Of course they are. That's the reason Google "won" in the first place after all. They had a algorithm which better fit what people expected.


But tides are turning, Google's results are steadily going downhill. Unfortunately it seems to be too much of a daunting task with today's size of the internet to jump in with a viable competitor.


> But tides are turning, Google's results are steadily going downhill. Unfortunately it seems to be too much of a daunting task with today's size of the internet to jump in with a viable competitor.

I wonder what portion of the internet you have to scrape to be able to have good results for 90% of queries. An enormous number of my queries end up on Wikipedia somewhere, for example. A lot end up on Stack Overflow. The two of those probably constitute the majority of my searches, and almost certainly a majority of the searches where I really care about the answer (and I'm not just googling whether pirates and ninjas were contemporaries of each other, because why not).

If Google's results are really slipping that much, you can make up for the lack of data by providing better results on the data you do have.

I am curious why something like that hasn't gotten more popular. A search engine that only indexes highly reputable and public sources would be interesting. Wikipedia, dictionaries from somewhere, reputable newspapers globally, etc. Is it just too big of a target for abuse to be viable?


Good points.

> I wonder what portion of the internet you have to scrape to be able to have good results for 90% of queries.

But this is it. I don't think it'd be too hard to get 90% of queries right. It's the 10% that are the challenge.

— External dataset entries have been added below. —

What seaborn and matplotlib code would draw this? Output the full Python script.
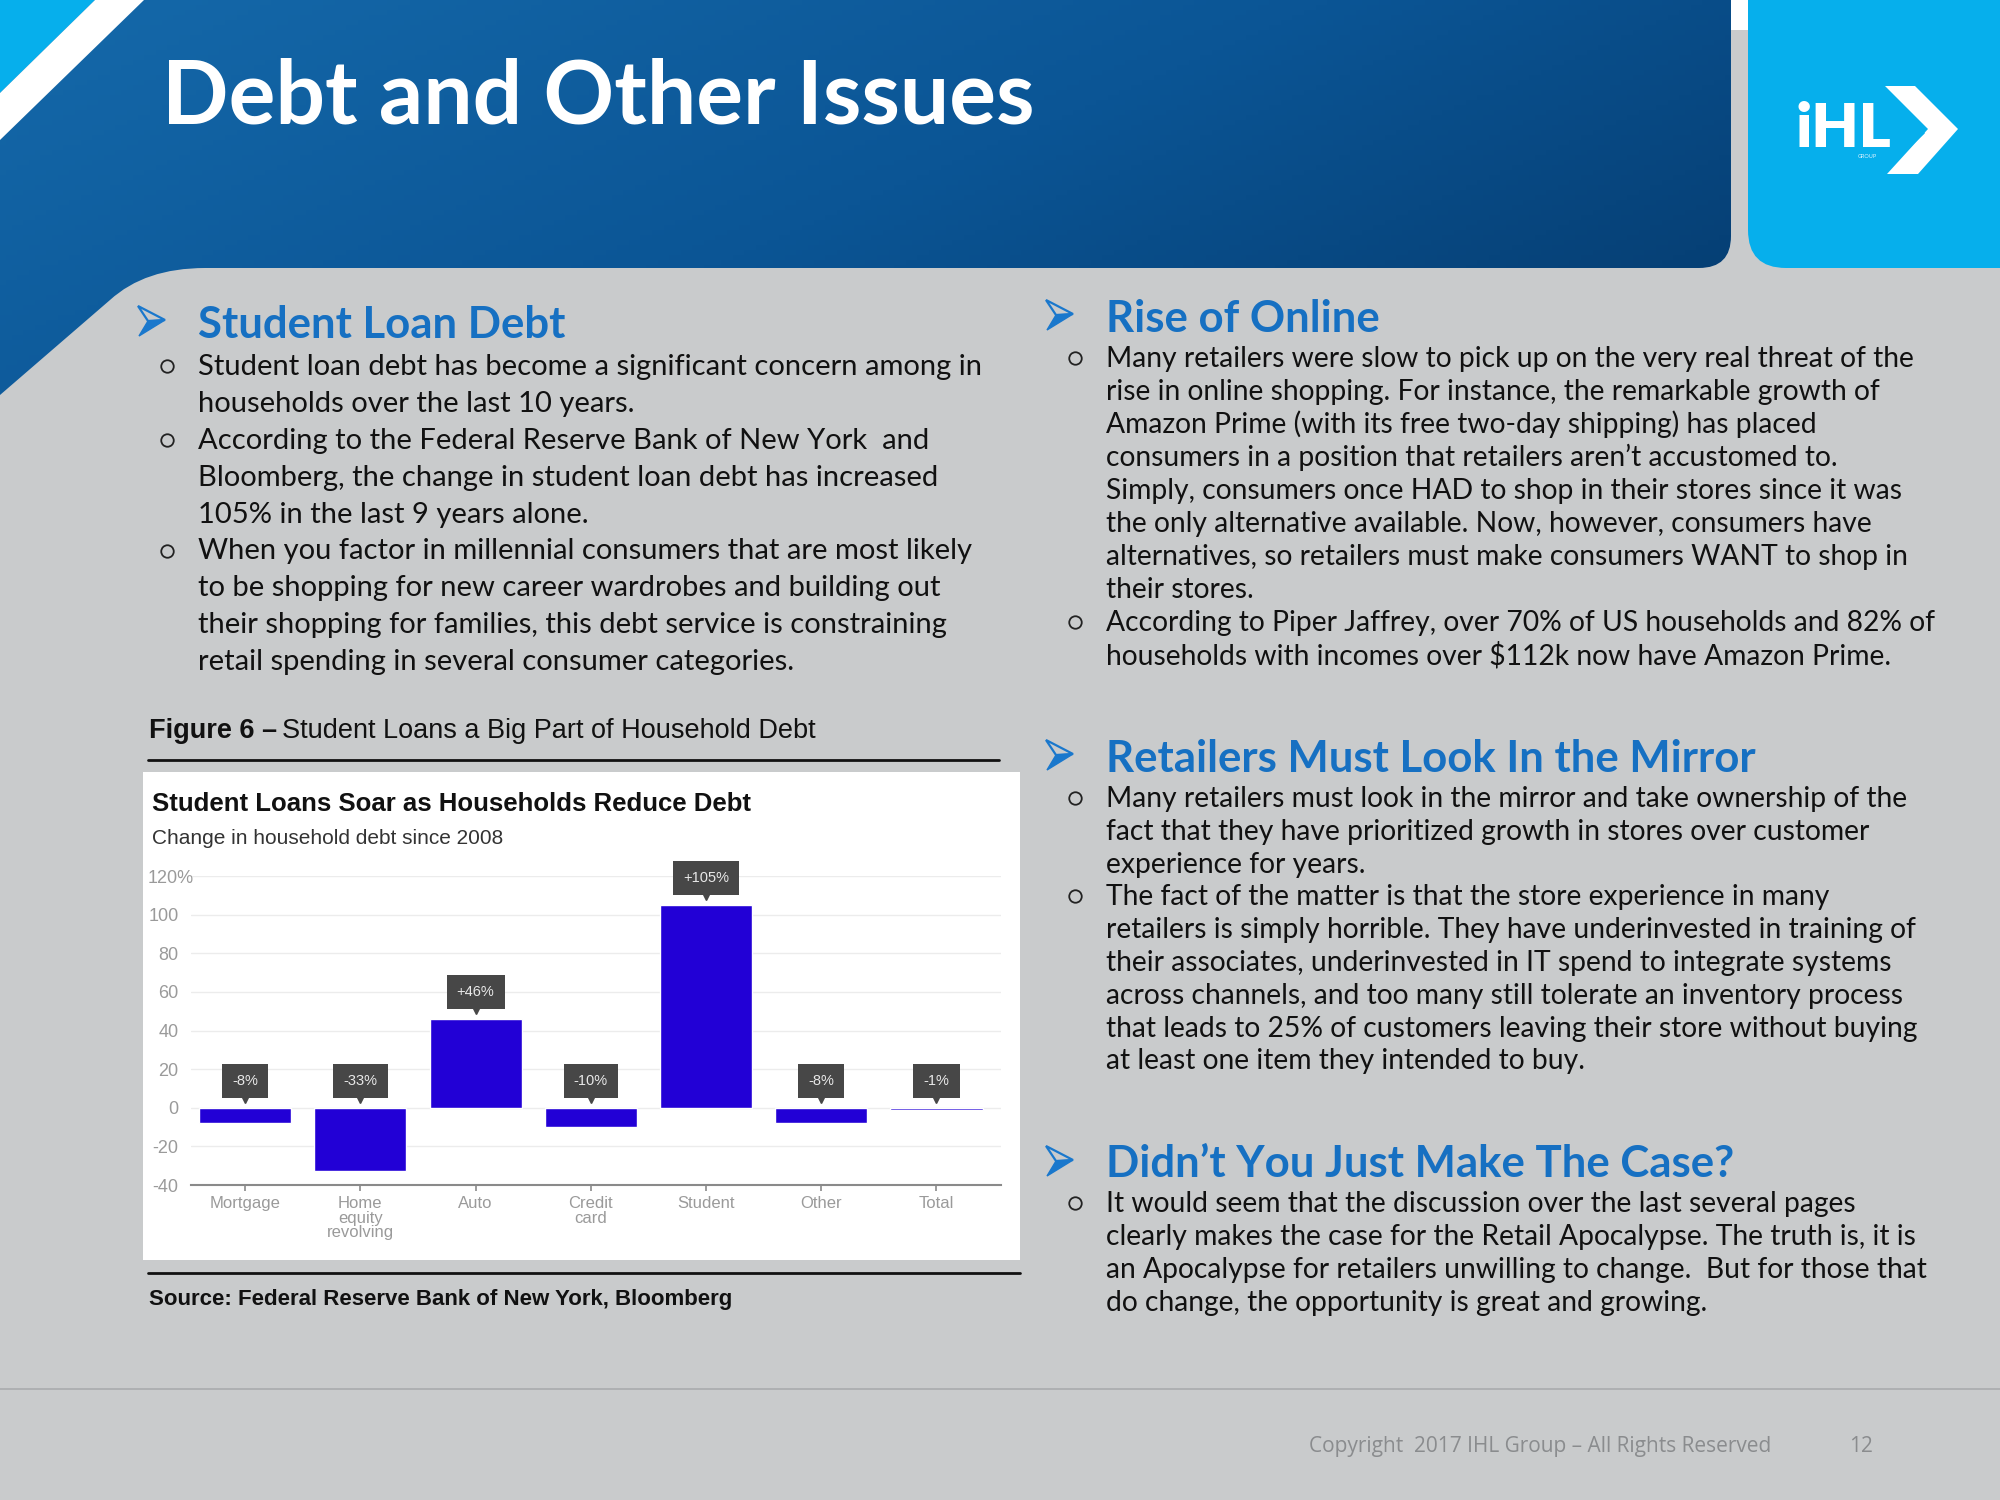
import numpy as np
import pandas as pd
import seaborn as sns
import matplotlib.pyplot as plt
from matplotlib.patches import Polygon, Rectangle, FancyBboxPatch, PathPatch
from matplotlib.path import Path
from matplotlib.colors import LinearSegmentedColormap
from matplotlib.transforms import ScaledTranslation

# Chart data: change in household debt since 2008 (%)
categories = ["Mortgage", "Home\nequity\nrevolving", "Auto", "Credit\ncard",
              "Student", "Other", "Total"]
change_pct = [-8, -33, 46, -10, 105, -8, -1]
change_labels = ["-8%", "-33%", "+46%", "-10%", "+105%", "-8%", "-1%"]
y_ticks = [-40, -20, 0, 20, 40, 60, 80, 100, 120]
y_tick_labels = ["-40", "-20", "0", "20", "40", "60", "80", "100", "120%"]

# Slide text
slide_title = "Debt and Other Issues"
left_heading = "Student Loan Debt"
left_lines = [
    ("Student loan debt has become a significant concern among in", True),
    ("households over the last 10 years.", False),
    ("According to the Federal Reserve Bank of New York  and", True),
    ("Bloomberg, the change in student loan debt has increased", False),
    ("105% in the last 9 years alone.", False),
    ("When you factor in millennial consumers that are most likely", True),
    ("to be shopping for new career wardrobes and building out", False),
    ("their shopping for families, this debt service is constraining", False),
    ("retail spending in several consumer categories.", False),
]
online_heading = "Rise of Online"
online_lines = [
    ("Many retailers were slow to pick up on the very real threat of the", True),
    ("rise in online shopping. For instance, the remarkable growth of", False),
    ("Amazon Prime (with its free two-day shipping) has placed", False),
    ("consumers in a position that retailers aren\u2019t accustomed to.", False),
    ("Simply, consumers once HAD to shop in their stores since it was", False),
    ("the only alternative available. Now, however, consumers have", False),
    ("alternatives, so retailers must make consumers WANT to shop in", False),
    ("their stores.", False),
    ("According to Piper Jaffrey, over 70% of US households and 82% of", True),
    ("households with incomes over $112k now have Amazon Prime.", False),
]
mirror_heading = "Retailers Must Look In the Mirror"
mirror_lines = [
    ("Many retailers must look in the mirror and take ownership of the", True),
    ("fact that they have prioritized growth in stores over customer", False),
    ("experience for years.", False),
    ("The fact of the matter is that the store experience in many", True),
    ("retailers is simply horrible. They have underinvested in training of", False),
    ("their associates, underinvested in IT spend to integrate systems", False),
    ("across channels, and too many still tolerate an inventory process", False),
    ("that leads to 25% of customers leaving their store without buying", False),
    ("at least one item they intended to buy.", False),
]
case_heading = "Didn\u2019t You Just Make The Case?"
case_lines = [
    ("It would seem that the discussion over the last several pages", True),
    ("clearly makes the case for the Retail Apocalypse. The truth is, it is", False),
    ("an Apocalypse for retailers unwilling to change.  But for those that", False),
    ("do change, the opportunity is great and growing.", False),
]
chart_title = "Student Loans Soar as Households Reduce Debt"
chart_subtitle = "Change in household debt since 2008"
fig_caption_bold = "Figure 6 \u2013"
fig_caption = "Student Loans a Big Part of Household Debt"
source_text = "Source: Federal Reserve Bank of New York, Bloomberg"
footer_text = "Copyright  2017 IHL Group \u2013 All Rights Reserved"
page_no = "12"

# Colours
BG = "#c9cbcc"
HEAD_BLUE = "#1670c2"
ARROW = "#1a78cc"
CYAN = "#06afec"
BAR = "#2200d6"

sns.set_theme(style="white")
plt.rcParams["font.family"] = ["Lato", "DejaVu Sans"]

fig = plt.figure(figsize=(20, 15), dpi=100)
fig.patch.set_facecolor(BG)

# Background axes in pixel coordinates (y downwards)
bg = fig.add_axes([0, 0, 1, 1])
bg.set_facecolor(BG)
bg.axis("off")
bg.set_xlim(0, 2000)
bg.set_ylim(1500, 0)

# Header band with gradient
hdr_verts = [(0, 0), (1731, 0), (1731, 236), (1731, 268), (1699, 268),
             (205, 268), (145, 268), (110, 300), (0, 395), (0, 0)]
hdr_codes = [Path.MOVETO, Path.LINETO, Path.LINETO, Path.CURVE3, Path.CURVE3,
             Path.LINETO, Path.CURVE3, Path.CURVE3, Path.LINETO, Path.CLOSEPOLY]
hdr_patch = PathPatch(Path(hdr_verts, hdr_codes), facecolor="none",
                      edgecolor="none", transform=bg.transData)
bg.add_patch(hdr_patch)
gx, gy = np.meshgrid(np.linspace(0, 1, 300), np.linspace(0, 1, 80))
hdr_cmap = LinearSegmentedColormap.from_list("hdr", ["#1569aa", "#0b5595", "#04396b"])
im = bg.imshow(0.65 * gx + 0.35 * gy, extent=(0, 1731, 400, 0), cmap=hdr_cmap,
               aspect="auto", zorder=1)
im.set_clip_path(hdr_patch)

# Corner accents
bg.add_patch(Polygon([(0, 0), (95, 0), (0, 93)], closed=True, fc=CYAN, ec="none", zorder=2))
bg.add_patch(Polygon([(95, 0), (144, 0), (0, 140), (0, 93)], closed=True,
                     fc="white", ec="none", zorder=2))
bg.add_patch(Rectangle((1731, 0), 17, 30, fc="white", ec="none", zorder=2))
bg.add_patch(FancyBboxPatch((1748, -80), 400, 348, boxstyle="round,pad=0,rounding_size=38",
                            fc=CYAN, ec="none", zorder=2))

# Logo
bg.text(1796, 147, "iHL", color="white", fontsize=44, fontweight="heavy",
        ha="left", va="baseline", zorder=3)
bg.add_patch(Polygon([(1885, 86), (1915, 86), (1958, 129), (1918, 174), (1887, 174), (1928, 129)],
                     closed=True, fc="white", ec="none", zorder=3))
bg.plot([1887, 1924], [168, 133], color=CYAN, lw=1.2, zorder=4)
bg.text(1858, 158, "GROUP", color="#d8f2ff", fontsize=4, zorder=3)

# Title
bg.text(162, 124, slide_title, color="white", fontsize=63, fontweight="bold",
        ha="left", va="baseline", zorder=3)


def bullet_arrow(x, y):
    upper = [(x, y - 15), (x + 27, y - 1), (x + 10, y)]
    lower = [(x + 10, y), (x + 27, y - 1), (x + 1, y + 15)]
    bg.add_patch(Polygon(upper, closed=True, fc=BG, ec=ARROW, lw=1.6, zorder=3))
    bg.add_patch(Polygon(lower, closed=True, fc=ARROW, ec=ARROW, lw=1, zorder=3))


def section(x_arrow, y_arrow, x_text, y_head, heading, lines, y0, step, size, x_dot):
    bullet_arrow(x_arrow, y_arrow)
    bg.text(x_text, y_head, heading, color=HEAD_BLUE, fontsize=31.5, fontweight="bold",
            ha="left", va="baseline", zorder=3)
    for i, (txt, is_bullet) in enumerate(lines):
        yb = y0 + i * step
        bg.text(x_text, yb, txt, color="#111111", fontsize=size,
                ha="left", va="baseline", zorder=3)
        if is_bullet:
            bg.plot(x_dot, yb - 9, marker="o", ms=9, mfc="none", mec="#222222",
                    mew=1.3, zorder=3)


section(138, 321, 198, 338, left_heading, left_lines, 375, 36.9, 21, 167)
section(1046, 315, 1106, 332, online_heading, online_lines, 367, 33.0, 20.3, 1075)
section(1046, 755, 1106, 772, mirror_heading, mirror_lines, 807, 32.8, 20.3, 1075)
section(1046, 1161, 1106, 1177, case_heading, case_lines, 1212, 33.0, 20.3, 1075)

# Figure caption, rules, source
renderer = fig.canvas.get_renderer()
cap_bold = bg.text(149, 738, fig_caption_bold, color="#111111", fontsize=19.5, fontweight="bold",
                   family="Liberation Sans", ha="left", va="baseline", zorder=3)
bb = cap_bold.get_window_extent(renderer).transformed(bg.transData.inverted())
bg.text(bb.x1 + 5, 738, fig_caption, color="#111111", fontsize=19.5,
        family="Liberation Sans", ha="left", va="baseline", zorder=3)
bg.plot([148, 999], [760, 760], color="#111111", lw=2, zorder=3)
bg.add_patch(Rectangle((143, 772), 877, 488, fc="white", ec="none", zorder=2))
bg.plot([148, 1020], [1273, 1273], color="#111111", lw=2, zorder=3)
bg.text(149, 1305, source_text, color="#111111", fontsize=16, fontweight="bold",
        family="Liberation Sans", ha="left", va="baseline", zorder=3)

# Chart title inside white box
bg.text(152, 811, chart_title, color="#111111", fontsize=18.5, fontweight="bold",
        family="Liberation Sans", ha="left", va="baseline", zorder=3)
bg.text(152, 844, chart_subtitle, color="#333333", fontsize=15,
        family="Liberation Sans", ha="left", va="baseline", zorder=3)

# Footer
bg.plot([0, 2000], [1389, 1389], color="#a9abad", lw=1.2, zorder=3)
bg.text(1309, 1452, footer_text, color="#8a8c8e", fontsize=15, family="Open Sans",
        ha="left", va="baseline", zorder=3)
bg.text(1849, 1452, page_no, color="#8a8c8e", fontsize=15, family="Open Sans",
        ha="left", va="baseline", zorder=3)

bg.set_xlim(0, 2000)
bg.set_ylim(1500, 0)

# Bar chart
df = pd.DataFrame({"category": categories, "change": change_pct})
ax = fig.add_axes([191 / 2000, 1 - 1185 / 1500, 810 / 2000, 309 / 1500])
ax.set_facecolor("none")
sns.barplot(data=df, x="category", y="change", color=BAR, saturation=1,
            width=0.8, ax=ax, zorder=2)
ax.set_ylim(-40, 120)
ax.set_xlim(-0.47, 6.56)
ax.set_yticks(y_ticks)
ax.set_yticklabels(y_tick_labels, family="Liberation Sans")
ax.set_xlabel("")
ax.set_ylabel("")
ax.yaxis.grid(True, color="#ececec", lw=1)
ax.set_axisbelow(True)
for s in ["left", "right", "top"]:
    ax.spines[s].set_visible(False)
ax.spines["bottom"].set_color("#8a8a8a")
ax.spines["bottom"].set_linewidth(1.5)
ax.tick_params(axis="y", length=0, labelsize=13, labelcolor="#9a9a9a", pad=9)
ax.tick_params(axis="x", bottom=True, length=4, width=1.2, color="#8a8a8a",
               labelsize=12, labelcolor="#9a9a9a", pad=4)
for lbl in ax.get_xticklabels():
    lbl.set_family("Liberation Sans")
    lbl.set_linespacing(0.95)

# "%" on the top label hangs past the other numbers
top_lbl = ax.get_yticklabels()[-1]
top_lbl.set_transform(top_lbl.get_transform() + ScaledTranslation(0.15, 0, fig.dpi_scale_trans))

for i, (v, lab) in enumerate(zip(change_pct, change_labels)):
    base = max(v, 0)
    ax.text(i, base + 14, lab, ha="center", va="center", color="#e8e8e8",
            fontsize=10.5, family="Liberation Sans", clip_on=False, zorder=5,
            bbox=dict(boxstyle="square,pad=0.7", fc="#474747", ec="none"))
    ax.plot(i, base + 4, marker="v", color="#474747", ms=4.5, clip_on=False, zorder=5)

fig.savefig("out.png", dpi=100, facecolor=BG)
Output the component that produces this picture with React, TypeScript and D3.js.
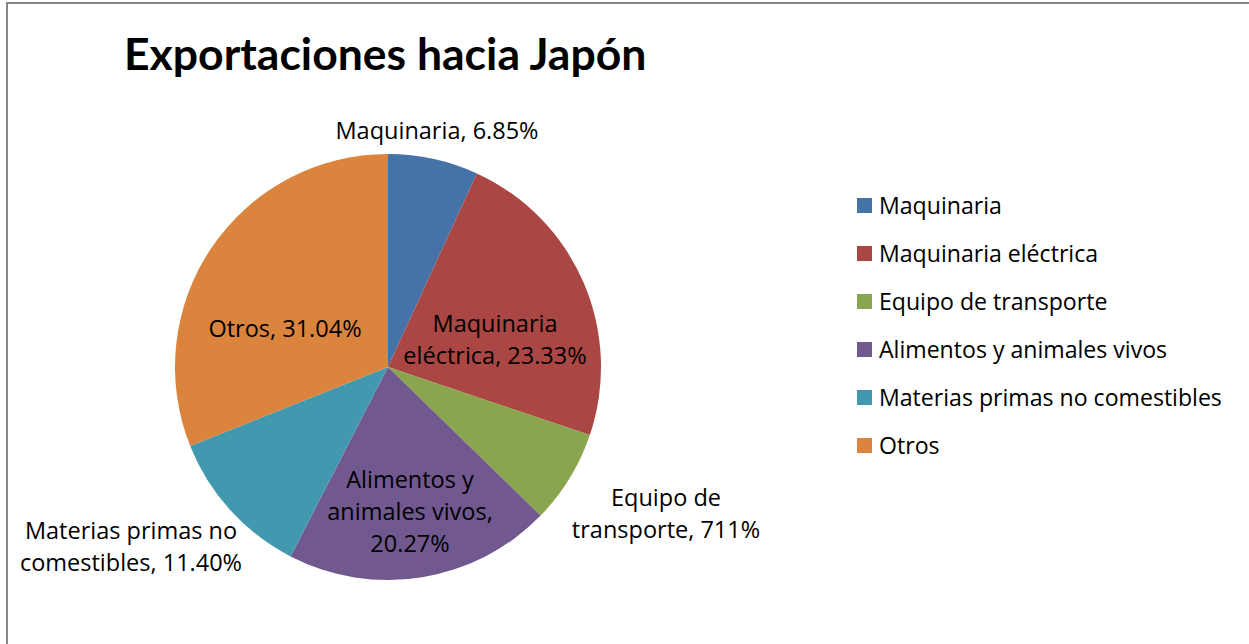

"Page rank" / "link juice" (amount/strength of incoming links) is still a main ingredient in Google's recipe, so they are actually able to determine, without manual intervention (more or less), which sites are "reputable", while your suggestion would require someone to curate the assortments of "reputable" sites.

How would you discover niche blogs? Or even more high profile ones, just not known to the major public?

That said, as you say, you could probably do with something like this for most of your day-to-day searches, and then just !g or whatever for the rest.


What criteria should be used to rank search results?


Search engine should give access and filtering to all metadata so you can narrow your search as you want.


Ok, but a search engine has to sort by SOMETHING


Right, but sorting results isn't the same as removing a subset entirely.


Putting something last on a search result of thousands is basically the same as removing it entirely. Hell, even putting it on the second page is basically equivalent to not returning it at all.